Monday, 9 March 2020

There's something about Ianis Hagi you might not have noticed



A barely-noticed incident happened in Braga – and it was extremely telling about Ianis Hagi.

Deep into the second half, the attacker had pretty much the run of the Braga half after a good through ball. Unfortunately as he ran onto the ball, the defender caught him in a sprint and outmuscled him.

This was a huge moment in understanding Ianis Hagi’s strengths and weaknesses.

His strengths are his trickery, skill, creativity, attitude, versatility, balance and workrate.

His weakness is probably the reason that despite his clear quality, he was unable to secure regular first team football in Belgium – pace.

As the stopper outran him, despite Hagi having the head start, the Romanian international demonstrated the biggest part of his game to be a hamstring on his career, the fact he strangely lacks horsepower.

Of course, this is absolutely no bad thing – one of the most gifted players in history, Johan Cruyff basically lacked any kind of pace at all – he made up for that with pure quality, skill and ingenuity.

You don’t need to be quick to be great.

But the game has moved on a little since the 70s, and while Hagi is a wonderful talent with skill and imagination in abundance, his lack of pace is a bigger crutch to bear for him than it was for the illustrious Dutch master back in the day.

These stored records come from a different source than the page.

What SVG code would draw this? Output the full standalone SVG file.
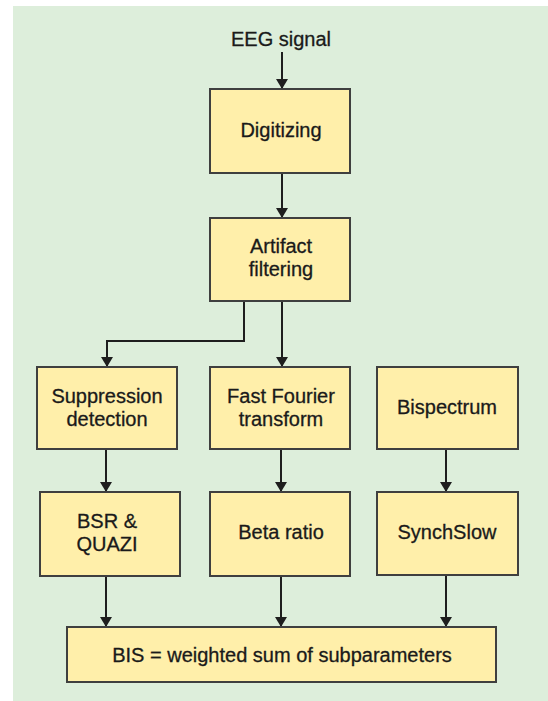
<svg xmlns="http://www.w3.org/2000/svg" width="548" height="701" viewBox="0 0 548 701">
<defs>
<style>
.box{fill:#ffefaa;stroke:#3f3f3f;stroke-width:2}
.t{font-family:"Liberation Sans",Arial,Helvetica,sans-serif;font-size:20px;fill:#1a1a1a;stroke:#1a1a1a;stroke-width:0.3;text-anchor:middle}
.c{fill:none;stroke:#1e1e1e;stroke-width:2}
</style>
<marker id="ah" viewBox="0 0 10 14" refX="10" refY="7" markerWidth="11" markerHeight="14" markerUnits="userSpaceOnUse" orient="auto">
<path d="M0,1 L10,7 L0,13 Z" fill="#1e1e1e"/>
</marker>
</defs>
<rect x="0" y="0" width="548" height="701" fill="#ffffff"/>
<rect x="13" y="6" width="535" height="695" fill="#ddeedb"/>
<text class="t" x="281" y="46">EEG signal</text>
<g id="connectors">
<path class="c" d="M282,52 V89" marker-end="url(#ah)"/>
<path class="c" d="M282,173 V218" marker-end="url(#ah)"/>
<path class="c" d="M244,301 V341 H107 V367" marker-end="url(#ah)"/>
<path class="c" d="M282,301 V367" marker-end="url(#ah)"/>
<path class="c" d="M106,449 V492" marker-end="url(#ah)"/>
<path class="c" d="M281,449 V492" marker-end="url(#ah)"/>
<path class="c" d="M446,449 V492" marker-end="url(#ah)"/>
<path class="c" d="M106,576 V627" marker-end="url(#ah)"/>
<path class="c" d="M281,576 V627" marker-end="url(#ah)"/>
<path class="c" d="M446,575 V627" marker-end="url(#ah)"/>
</g>
<g id="digitizing">
<rect class="box" x="210" y="89" width="140" height="84"/>
<text class="t" x="281" y="137">Digitizing</text>
</g>
<g id="artifact">
<rect class="box" x="210" y="218" width="140" height="83"/>
<text class="t" x="281" y="253">Artifact</text>
<text class="t" x="281" y="276">filtering</text>
</g>
<g id="suppression">
<rect class="box" x="37" y="367" width="140" height="82"/>
<text class="t" x="107" y="403">Suppression</text>
<text class="t" x="107" y="426">detection</text>
</g>
<g id="fft">
<rect class="box" x="210" y="367" width="140" height="82"/>
<text class="t" x="281" y="403">Fast Fourier</text>
<text class="t" x="281" y="426">transform</text>
</g>
<g id="bispectrum">
<rect class="box" x="377" y="367" width="141" height="82"/>
<text class="t" x="447" y="414">Bispectrum</text>
</g>
<g id="bsr">
<rect class="box" x="40" y="492" width="140" height="84"/>
<text class="t" x="107" y="528">BSR &amp;</text>
<text class="t" x="107" y="551">QUAZI</text>
</g>
<g id="beta">
<rect class="box" x="210" y="492" width="140" height="84"/>
<text class="t" x="281" y="539">Beta ratio</text>
</g>
<g id="synchslow">
<rect class="box" x="377" y="492" width="141" height="83"/>
<text class="t" x="447" y="539">SynchSlow</text>
</g>
<g id="bis">
<rect class="box" x="67" y="627" width="429" height="55"/>
<text class="t" x="282" y="662">BIS = weighted sum of subparameters</text>
</g>
</svg>
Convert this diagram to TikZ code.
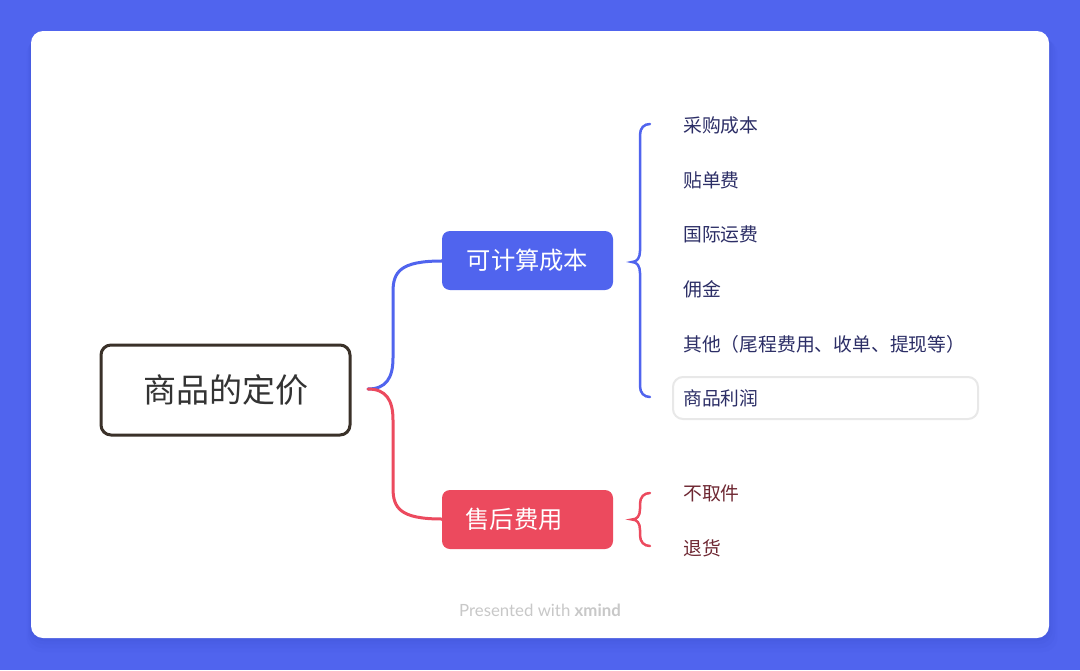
\documentclass[tikz,border=0pt]{standalone}
\usepackage{fontspec}
\setmainfont{Lato}
\newfontfamily\cjk{Noto Sans CJK SC}
\newfontfamily\footfont{Lato}
\definecolor{bgblue}{HTML}{5064EE}
\definecolor{shadowblue}{HTML}{2F3CB0}
\definecolor{rootborder}{HTML}{3A3129}
\definecolor{roottext}{HTML}{333333}
\definecolor{bluebr}{HTML}{5064EE}
\definecolor{redbr}{HTML}{EC4A5E}
\definecolor{blueleaf}{HTML}{2C2E66}
\definecolor{redleaf}{HTML}{6E2732}
\definecolor{footgray}{HTML}{C8C8C8}
\definecolor{boxgray}{HTML}{E8E8E8}
\tikzset{
  rootbox/.style={draw=rootborder, line width=3pt, rounded corners=10pt, minimum width=249pt, minimum height=90pt, inner sep=0pt, font=\cjk\fontsize{33}{36}\selectfont, text=roottext},
  branchbox/.style={rounded corners=8pt, minimum width=171pt, minimum height=59pt, inner sep=0pt, font=\cjk\fontsize{24.3}{28}\selectfont, text=white},
  leafblue/.style={anchor=west, inner sep=0pt, font=\cjk\fontsize{18.8}{22}\selectfont, text=blueleaf},
  leafred/.style={anchor=west, inner sep=0pt, font=\cjk\fontsize{18.8}{22}\selectfont, text=redleaf},
  bigbrace/.style={line width=3pt, line cap=round},
  smallbrace/.style={line width=2.5pt, line cap=round},
}
\begin{document}
\begin{tikzpicture}[x=1pt,y=-1pt]
\useasboundingbox (0,0) rectangle (1080,670);
\fill[bgblue] (0,0) rectangle (1080,670);
% soft shadow
\foreach \d/\o in {14/0.03,10/0.04,6/0.05,3/0.06}{
  \fill[shadowblue, opacity=\o, rounded corners=14pt] (31-\d*0.3,31+\d*0.6) rectangle (1049+\d*0.6,638+\d);
}
\fill[white, rounded corners=12pt] (31,31) rectangle (1049,638);

% root
\node[rootbox] (root) at (225.5,390) {商品的定价};
% branches
\node[branchbox, fill=bluebr] (b1) at (527.5,260.5) {可计算成本};
\node[branchbox, fill=redbr, text width=150pt, align=left] (b2) at (527.5,519.5) {\hspace*{13pt}售后费用};

% main brace
\coordinate (rootout) at (368,389);
\draw[bigbrace, bluebr] (rootout) .. controls (386,389) and (393,378) .. (393,358) -- (393,292) .. controls (393,272) and (400,261) .. (b1.west |- 0,261) -- (b1.west);
\draw[bigbrace, redbr] (rootout) .. controls (386,389) and (393,400) .. (393,420) -- (393,488) .. controls (393,508) and (400,519) .. (b2.west |- 0,519) -- (b2.west);

% leaves of b1
\node[leafblue] (l1) at (683,125) {采购成本};
\node[leafblue] (l2) at (683,180) {贴单费};
\node[leafblue] (l3) at (683,234.5) {国际运费};
\node[leafblue] (l4) at (683,289) {佣金};
\node[leafblue] (l5) at (683,344) {其他（尾程费用、收单、提现等）};
\draw[boxgray, line width=2pt, rounded corners=10pt] (673,377) rectangle (978,419);
\node[leafblue] (l6) at (683,398.5) {商品利润};

\coordinate (b1tip) at (632,262);
\draw[smallbrace, bluebr] (650,124) .. controls (644,124) and (640,128) .. (640,135) -- (640,251) .. controls (640,258) and (637,262) .. (b1tip)
  .. controls (637,262) and (640,266) .. (640,273) -- (640,386) .. controls (640,393) and (644,397) .. (650,397);

% leaves of b2
\node[leafred] (r1) at (683,493.5) {不取件};
\node[leafred] (r2) at (683,548.5) {退货};
\coordinate (b2tip) at (632,519.5);
\draw[smallbrace, redbr] (650,493) .. controls (644,493) and (640,497) .. (640,504) -- (640,509) .. controls (640,516) and (637,519.5) .. (b2tip)
  .. controls (637,519.5) and (640,523) .. (640,530) -- (640,535) .. controls (640,542) and (644,546) .. (650,546);

% footer
\node[font=\footfont\fontsize{16.8}{19}\selectfont, text=footgray] (foot) at (540,610) {Presented with \textbf{xmind}};
\end{tikzpicture}
\end{document}
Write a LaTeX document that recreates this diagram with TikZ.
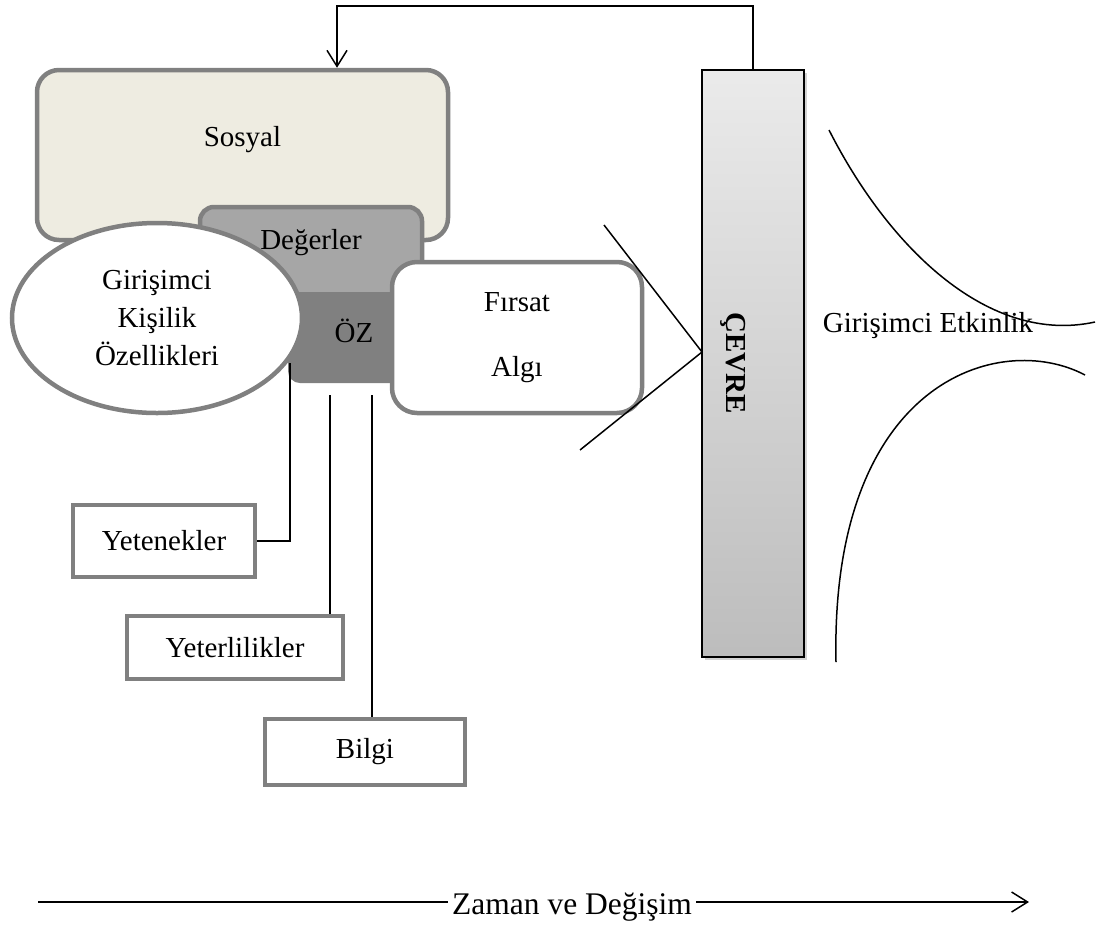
\documentclass[tikz,border=0pt]{standalone}
\usepackage{fontspec}
\setmainfont{Liberation Serif}
\usetikzlibrary{arrows.meta,shapes.geometric,shadows}
\definecolor{sosyalbg}{HTML}{EEECE1}
\begin{document}
\begin{tikzpicture}[x=1pt,y=-1pt,font=\fontsize{29}{34}\selectfont,
				>={Straight Barb[length=16pt,width=20pt]},
				blob/.style={draw=black!50, line width=4.5pt, rounded corners=22pt, inner sep=0},
				item/.style={draw=black!50, line width=4pt, fill=white, inner sep=0}]
				\useasboundingbox (0,0) rectangle (1099,927);
				
				\node[blob, fill=sosyalbg, minimum width=411pt, minimum height=170pt,
				label={[yshift=15pt]center:Sosyal}] (sosyal) at (242.5,155) {};
				\node[blob, fill=black!35, rounded corners=14pt, minimum width=222pt, minimum height=93pt,
				label={[yshift=11pt]center:Değerler}] (deg) at (311,253.5) {};
				\node[fill=black!50, rounded corners=12pt, inner sep=0, minimum width=132pt, minimum height=91pt,
				label={[yshift=7pt]center:ÖZ}] (oz) at (354,337.5) {};
				\node[ellipse, draw=black!50, line width=4.5pt, fill=white, inner sep=0, minimum width=290pt,
				minimum height=190pt, align=center, font=\fontsize{29}{38}\selectfont] (kisilik) at (157,318) {Girişimci\\Kişilik\\Özellikleri};
				\node[blob, fill=white, rounded corners=25pt, minimum width=250pt, minimum height=151pt,
				align=center] (firsat) at (517,337.5) {Fırsat\\[31pt]Algı};
				
				\node[draw=black, line width=2.5pt, top color=black!8, bottom color=black!26, inner sep=0,
				drop shadow={shadow xshift=3pt,shadow yshift=-3pt,opacity=.35},
				minimum width=102pt, minimum height=587pt] (cevre) at (753,363.5) {};
				\node[rotate=-90, font=\fontsize{29}{34}\selectfont\bfseries] (cevreyazi) at (733,363) {ÇEVRE};
				
				\node[item, minimum width=182pt, minimum height=72pt] (yet) at (164,541) {Yetenekler};
				\node[item, minimum width=216pt, minimum height=63pt] (yeter) at (235,647.5) {Yeterlilikler};
				\node[item, minimum width=200pt, minimum height=66pt] (bilgi) at (365,752) {Bilgi};
				
				\node (etkinlik) at (928,326) {Girişimci Etkinlik};
				\node[font=\fontsize{31.5}{36}\selectfont, inner sep=4pt] (zaman) at (572,907) {Zaman ve Değişim};
				
				\coordinate (ust) at (337,6);
				\coordinate (c1) at (290,363);
				\coordinate (c2) at (330,395);
				\coordinate (c3) at (372,395);
				\coordinate (z0) at (38,902);
				\coordinate (z1) at (1029,902);
				
				\begin{scope}[line width=1.5pt]
				\draw[->] (cevre.north) |- (ust) -- (ust |- sosyal.north);
				\draw (604,225) -- (702,352) -- (580,450);
				\draw (c1) |- (yet.east);
				\draw (c2) -- (c2 |- yeter.north);
				\draw (c3) -- (c3 |- bilgi.north);
				\draw (829,130) .. controls (890,250) and (990,345) .. (1095,322);
				\draw (1085,375) .. controls (1000,330) and (830,380) .. (836,662);
				\draw (z0) -- (z0 -| zaman.west);
				\draw[->] (z1 -| zaman.east) -- (z1);
				\end{scope}
				\end{tikzpicture}
\end{document}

It’s certainly a weakness in his position, attacking midfield, with that extra yard sometimes being the difference between getting your pass or shot away, or being closed down.

But he does make up for it with close control, linkplay, and off-ball running. He makes space for others. And his English is excellent meaning he communicates extremely well. He’s taken to Rangers and the SPL like a duck to water.

Hagi’s recent form, however, has been a little middling (not unlike the whole team), following such a bright start. He has never hidden, and we love his attitude and endeavours.

But for such a talented player to be on a trial loan at Ibrox rather than being a surefire starter at Genk or indeed any bigger club than the Belgians is most likely because his pace could be better.

But it could still lead to Rangers getting a bargain signing, and if used correctly, the livewire forward could be a very special player indeed.